Group revenue in the six months to 30 June 2024 was £18.4m, £1.4m lower than the same period in 2023, with the loss before tax of £5.7m – three times that of a year before – in part due to non-recurring costs of £2.9m attributable to “restructuring of the business to lower costs and refocus on legal services”.

The £4.5m reduction in costs was achieved by surrendering the lease on Rosenblatt’s former St Andrew Street headquarters, “a targeted headcount reduction in all areas of the business”, and re-tendering various outsourced services.

“We expect the benefits of this cost-cutting to filter through to EBITDA and profit before tax in H1 2025 and allow us to reduce debt.” Net debt was £24.3m, an increase of £1.4m on six months earlier.

The AIM-listed group had a difficult 2023, including selling its litigation funding arm, LionFish, and writing off all of its contingent work.

This year, it raised £2.8m in funding from shareholders and sold Convex Capital, its sell-side only M&A advisory firm, to a management buy-out backed by another listed law firm, Knights, for an initial £2m, with a further £600,000 contingent on the completion of certain transactions.

Today’s announcement said: “While new business pipelines are improving across the board, there is a natural time lag before translating into material improved revenue.

“The focus on cost reduction means the company is within budget on costs and whilst trading in September has shown encouraging signs of improvement, trading conditions for the rest of the financial year remain difficult to predict.

“Accordingly, the board now expects that the group performance for FY 2024 will be significantly below market expectations.

Chief executive Jon Divers added: “As well as reducing cost, driving the organic growth in our legal services businesses – Rosenblatt and Memery Crystal – is at the heart of our plans. In 2023, we recruited seven new partners with another two joined in in the first half of 2024. Each partner creates more revenue opportunities for the Group.
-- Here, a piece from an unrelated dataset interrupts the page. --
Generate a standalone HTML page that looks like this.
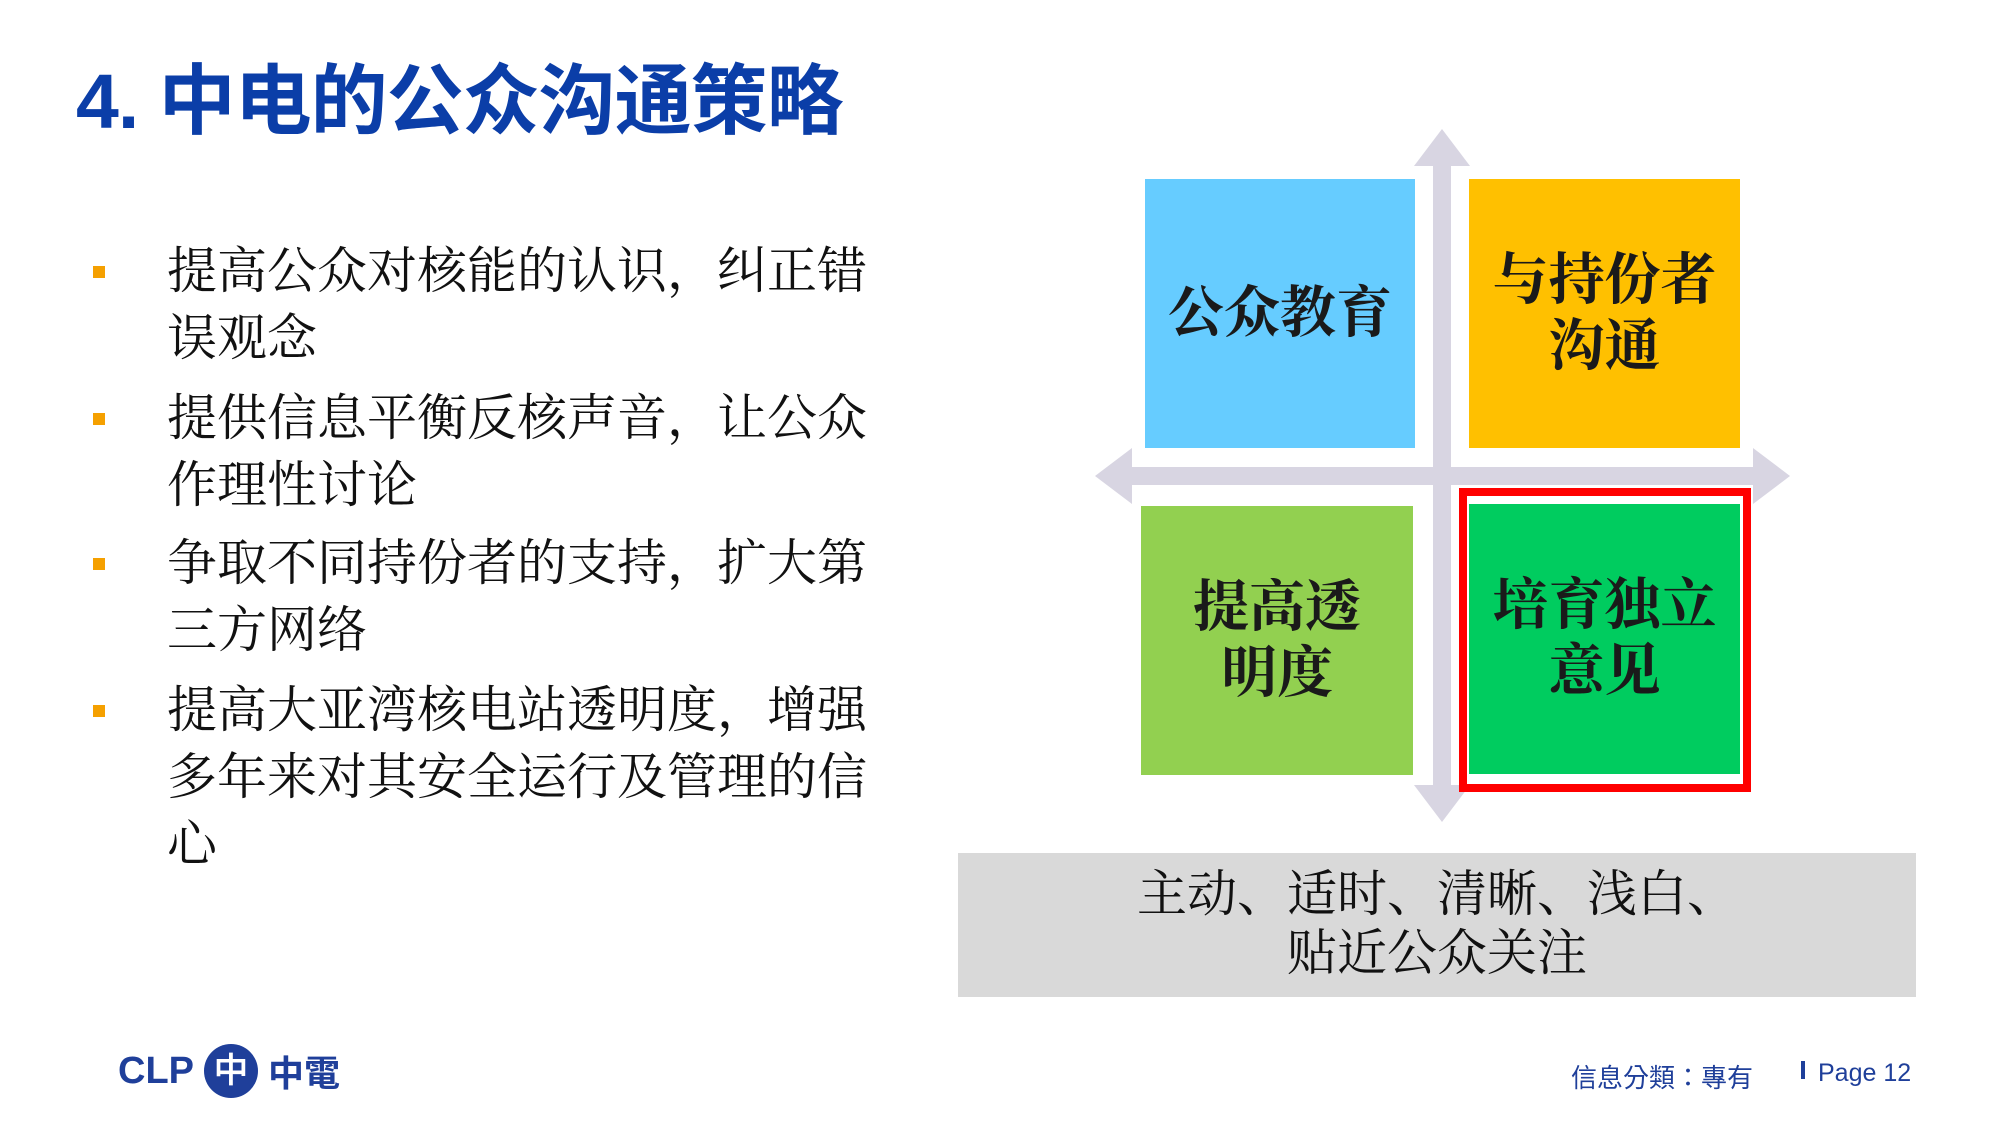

“The group is now a much leaner, and more efficient business with opportunities for organic growth through our new partners. We look forward to returning the business to profit and restoring shareholder value.”

In his report, chief finance officer Kevin McNair said the average number of employees across the Group was nine lower than the same period last year, at 192.

“The reduction is primarily attributable to the redundancy exercise undertaken by the firm in H1 2024. During previous periods of strong revenue growth and high business activity, the group increased its headcount to meet demand. However, as business levels normalised, it became apparent that the form was carrying more staff than necessary for the available workload.

“Consequently, the group made the difficult decision to reduce headcount to better align with its operational needs.”

Lock-up at the group has improved, meanwhile, from 152 days to 125.